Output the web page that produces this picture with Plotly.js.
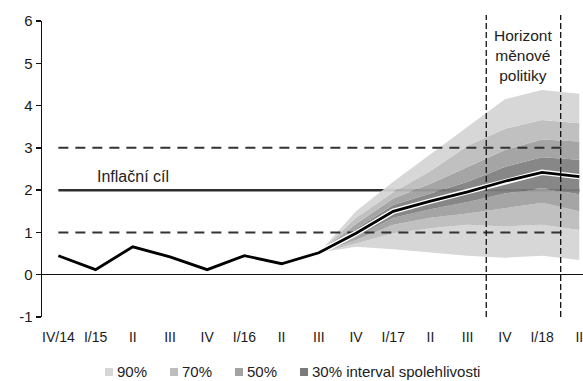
<!DOCTYPE html>
<html><head><meta charset="utf-8">
<script src="https://cdn.plot.ly/plotly-3.0.1.min.js"></script>
<style>html,body{margin:0;padding:0;background:#fff}#chart{width:583px;height:381px}</style>
</head><body><div id="chart"></div>
<script>
// ---- data ----
const quarters = ['IV/14','I/15','II','III','IV','I/16','II','III','IV','I/17','II','III','IV','I/18','II'];
const inflation = [0.45,0.12,0.66,0.42,0.12,0.45,0.26,0.52,0.98,1.5,1.74,1.96,2.21,2.42,2.32];
const fanIdx  = [7,8,9,10,11,12,13,14];
const upper90 = [0.52,1.5,2.2,2.85,3.5,4.15,4.37,4.28];
const upper70 = [0.52,1.35,1.95,2.45,3.05,3.45,3.66,3.58];
const upper50 = [0.52,1.2,1.8,2.15,2.55,2.95,3.2,3.15];
const upper30 = [0.52,1.08,1.65,1.92,2.2,2.55,2.78,2.72];
const lower30 = [0.52,0.9,1.35,1.55,1.72,1.92,2.05,1.9];
const lower50 = [0.52,0.82,1.18,1.35,1.45,1.58,1.7,1.5];
const lower70 = [0.52,0.74,0.98,1.1,1.18,1.14,1.18,1.06];
const lower90 = [0.52,0.66,0.6,0.52,0.45,0.4,0.45,0.35];
const bandLabels = ['90%','70%','50%','30% interval spolehlivosti'];
const bandFill = ['rgba(212,212,212,0.93)','rgba(187,187,187,0.93)','rgba(158,158,158,0.93)','rgba(126,126,126,0.93)'];
const bandSwatch = ['#d6d6d6','#bdbdbd','#a2a2a2','#7a7a7a'];
const inflationTarget = 2;
const toleranceBand = [1,3];
const toleranceEnd = 13.7;
const horizonBounds = [11.5,13.5];
const targetLabel = 'Inflační cíl';
const horizonLabel = 'Horizont<br>měnové<br>politiky';
const yTickVals = [-1,0,1,2,3,4,5,6];
const yTickText = ['-1','0','1','2','3','4','5','6'];

// ---- build ----
const idx = quarters.map((_,i)=>i);
const FONT = 'Liberation Sans, Arial, sans-serif';
const traces = [];
traces.push({x:[idx[0],idx[idx.length-1]], y:[inflationTarget,inflationTarget], mode:'lines',
  line:{color:'#2e2e2e',width:2.5}, hoverinfo:'skip'});
const bandSeq = [
  [lower90,null],[lower70,bandFill[0]],[lower50,bandFill[1]],[lower30,bandFill[2]],
  [upper30,bandFill[3]],[upper50,bandFill[2]],[upper70,bandFill[1]],[upper90,bandFill[0]]
];
bandSeq.forEach(([ys,fc])=>{
  const t = {x:fanIdx, y:ys, mode:'lines', line:{width:0}, hoverinfo:'skip'};
  if (fc) { t.fill='tonexty'; t.fillcolor=fc; }
  traces.push(t);
});
toleranceBand.forEach(v=>{
  traces.push({x:[idx[0],toleranceEnd], y:[v,v], mode:'lines',
    line:{color:'#333',width:2,dash:'10px,7px'}, hoverinfo:'skip'});
});
traces.push({x:idx, y:inflation, mode:'lines', line:{color:'#fff',width:5.5}, hoverinfo:'skip'});
traces.push({x:idx, y:inflation, mode:'lines', line:{color:'#000',width:2.8}, hoverinfo:'skip'});

const W=583,H=381,ML=42,MR=0,MT=21,MB=64;
const pw=W-ML-MR, ph=H-MT-MB;
const px2x = p => (p-ML)/pw;
const px2y = p => (H-MB-p)/ph;

const shapes = horizonBounds.map(b=>({type:'line', xref:'x', yref:'paper', x0:b, x1:b, y0:0, y1:px2y(15),
  line:{color:'#111',width:1.3,dash:'6px,3px'}}));
const annotations = [
  {x:2, y:2.32, xref:'x', yref:'y', text:targetLabel, showarrow:false, yanchor:'middle',
   font:{family:FONT,size:16,color:'#222'}},
  {x:(horizonBounds[0]+horizonBounds[1])/2, y:5.18, xref:'x', yref:'y', text:horizonLabel, showarrow:false,
   yanchor:'middle', font:{family:FONT,size:15.5,color:'#222'}}
];
const legSq = [105,170,235,300];
bandLabels.forEach((lab,i)=>{
  shapes.push({type:'rect', xref:'paper', yref:'paper', x0:px2x(legSq[i]), x1:px2x(legSq[i]+8),
    y0:px2y(376), y1:px2y(368), line:{width:0}, fillcolor:bandSwatch[i]});
  annotations.push({xref:'paper', yref:'paper', x:px2x(legSq[i]+10), y:px2y(371), xanchor:'left', yanchor:'middle',
    text:lab, showarrow:false, font:{family:FONT,size:15,color:'#222'}});
});

const layout = {
  width:W, height:H, margin:{l:ML,r:MR,t:MT,b:MB},
  paper_bgcolor:'#fff', plot_bgcolor:'#fff', showlegend:false,
  font:{family:FONT,color:'#222'},
  xaxis:{range:[-0.44,14.1], tickmode:'array', tickvals:idx, ticktext:quarters, showgrid:false, zeroline:false,
    showline:false, ticks:'', ticklabelstandoff:10, ticklabeloverflow:'allow',
    tickfont:{family:FONT,size:14,color:'#1a1a1a'}},
  yaxis:{range:[-1,6], tickmode:'array', tickvals:yTickVals, ticktext:yTickText, showgrid:false,
    zeroline:true, zerolinecolor:'#111', zerolinewidth:1.3, showline:true, linecolor:'#111', linewidth:1.5,
    ticks:'outside', ticklen:5, tickwidth:1.5, tickcolor:'#111', tickfont:{family:FONT,size:15,color:'#1a1a1a'}},
  shapes, annotations
};
Plotly.newPlot('chart', traces, layout, {staticPlot:true, displayModeBar:false});
</script></body></html>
○ ○ ○ ○
__What you need to do__: Each line of the data is to be duplicated exactly; pictures stay out of the copy.

__Solution for this task__:
Output the web page that produces this picture with Plotly.js.
<!DOCTYPE html>
<html><head><meta charset="utf-8">
<script src="https://cdn.plot.ly/plotly-3.0.1.min.js"></script>
<style>html,body{margin:0;padding:0;background:#fff}#chart{width:583px;height:381px}</style>
</head><body><div id="chart"></div>
<script>
// ---- data ----
const quarters = ['IV/14','I/15','II','III','IV','I/16','II','III','IV','I/17','II','III','IV','I/18','II'];
const inflation = [0.45,0.12,0.66,0.42,0.12,0.45,0.26,0.52,0.98,1.5,1.74,1.96,2.21,2.42,2.32];
const fanIdx  = [7,8,9,10,11,12,13,14];
const upper90 = [0.52,1.5,2.2,2.85,3.5,4.15,4.37,4.28];
const upper70 = [0.52,1.35,1.95,2.45,3.05,3.45,3.66,3.58];
const upper50 = [0.52,1.2,1.8,2.15,2.55,2.95,3.2,3.15];
const upper30 = [0.52,1.08,1.65,1.92,2.2,2.55,2.78,2.72];
const lower30 = [0.52,0.9,1.35,1.55,1.72,1.92,2.05,1.9];
const lower50 = [0.52,0.82,1.18,1.35,1.45,1.58,1.7,1.5];
const lower70 = [0.52,0.74,0.98,1.1,1.18,1.14,1.18,1.06];
const lower90 = [0.52,0.66,0.6,0.52,0.45,0.4,0.45,0.35];
const bandLabels = ['90%','70%','50%','30% interval spolehlivosti'];
const bandFill = ['rgba(212,212,212,0.93)','rgba(187,187,187,0.93)','rgba(158,158,158,0.93)','rgba(126,126,126,0.93)'];
const bandSwatch = ['#d6d6d6','#bdbdbd','#a2a2a2','#7a7a7a'];
const inflationTarget = 2;
const toleranceBand = [1,3];
const toleranceEnd = 13.7;
const horizonBounds = [11.5,13.5];
const targetLabel = 'Inflační cíl';
const horizonLabel = 'Horizont<br>měnové<br>politiky';
const yTickVals = [-1,0,1,2,3,4,5,6];
const yTickText = ['-1','0','1','2','3','4','5','6'];

// ---- build ----
const idx = quarters.map((_,i)=>i);
const FONT = 'Liberation Sans, Arial, sans-serif';
const traces = [];
traces.push({x:[idx[0],idx[idx.length-1]], y:[inflationTarget,inflationTarget], mode:'lines',
  line:{color:'#2e2e2e',width:2.5}, hoverinfo:'skip'});
const bandSeq = [
  [lower90,null],[lower70,bandFill[0]],[lower50,bandFill[1]],[lower30,bandFill[2]],
  [upper30,bandFill[3]],[upper50,bandFill[2]],[upper70,bandFill[1]],[upper90,bandFill[0]]
];
bandSeq.forEach(([ys,fc])=>{
  const t = {x:fanIdx, y:ys, mode:'lines', line:{width:0}, hoverinfo:'skip'};
  if (fc) { t.fill='tonexty'; t.fillcolor=fc; }
  traces.push(t);
});
toleranceBand.forEach(v=>{
  traces.push({x:[idx[0],toleranceEnd], y:[v,v], mode:'lines',
    line:{color:'#333',width:2,dash:'10px,7px'}, hoverinfo:'skip'});
});
traces.push({x:idx, y:inflation, mode:'lines', line:{color:'#fff',width:5.5}, hoverinfo:'skip'});
traces.push({x:idx, y:inflation, mode:'lines', line:{color:'#000',width:2.8}, hoverinfo:'skip'});

const W=583,H=381,ML=42,MR=0,MT=21,MB=64;
const pw=W-ML-MR, ph=H-MT-MB;
const px2x = p => (p-ML)/pw;
const px2y = p => (H-MB-p)/ph;

const shapes = horizonBounds.map(b=>({type:'line', xref:'x', yref:'paper', x0:b, x1:b, y0:0, y1:px2y(15),
  line:{color:'#111',width:1.3,dash:'6px,3px'}}));
const annotations = [
  {x:2, y:2.32, xref:'x', yref:'y', text:targetLabel, showarrow:false, yanchor:'middle',
   font:{family:FONT,size:16,color:'#222'}},
  {x:(horizonBounds[0]+horizonBounds[1])/2, y:5.18, xref:'x', yref:'y', text:horizonLabel, showarrow:false,
   yanchor:'middle', font:{family:FONT,size:15.5,color:'#222'}}
];
const legSq = [105,170,235,300];
bandLabels.forEach((lab,i)=>{
  shapes.push({type:'rect', xref:'paper', yref:'paper', x0:px2x(legSq[i]), x1:px2x(legSq[i]+8),
    y0:px2y(376), y1:px2y(368), line:{width:0}, fillcolor:bandSwatch[i]});
  annotations.push({xref:'paper', yref:'paper', x:px2x(legSq[i]+10), y:px2y(371), xanchor:'left', yanchor:'middle',
    text:lab, showarrow:false, font:{family:FONT,size:15,color:'#222'}});
});

const layout = {
  width:W, height:H, margin:{l:ML,r:MR,t:MT,b:MB},
  paper_bgcolor:'#fff', plot_bgcolor:'#fff', showlegend:false,
  font:{family:FONT,color:'#222'},
  xaxis:{range:[-0.44,14.1], tickmode:'array', tickvals:idx, ticktext:quarters, showgrid:false, zeroline:false,
    showline:false, ticks:'', ticklabelstandoff:10, ticklabeloverflow:'allow',
    tickfont:{family:FONT,size:14,color:'#1a1a1a'}},
  yaxis:{range:[-1,6], tickmode:'array', tickvals:yTickVals, ticktext:yTickText, showgrid:false,
    zeroline:true, zerolinecolor:'#111', zerolinewidth:1.3, showline:true, linecolor:'#111', linewidth:1.5,
    ticks:'outside', ticklen:5, tickwidth:1.5, tickcolor:'#111', tickfont:{family:FONT,size:15,color:'#1a1a1a'}},
  shapes, annotations
};
Plotly.newPlot('chart', traces, layout, {staticPlot:true, displayModeBar:false});
</script></body></html>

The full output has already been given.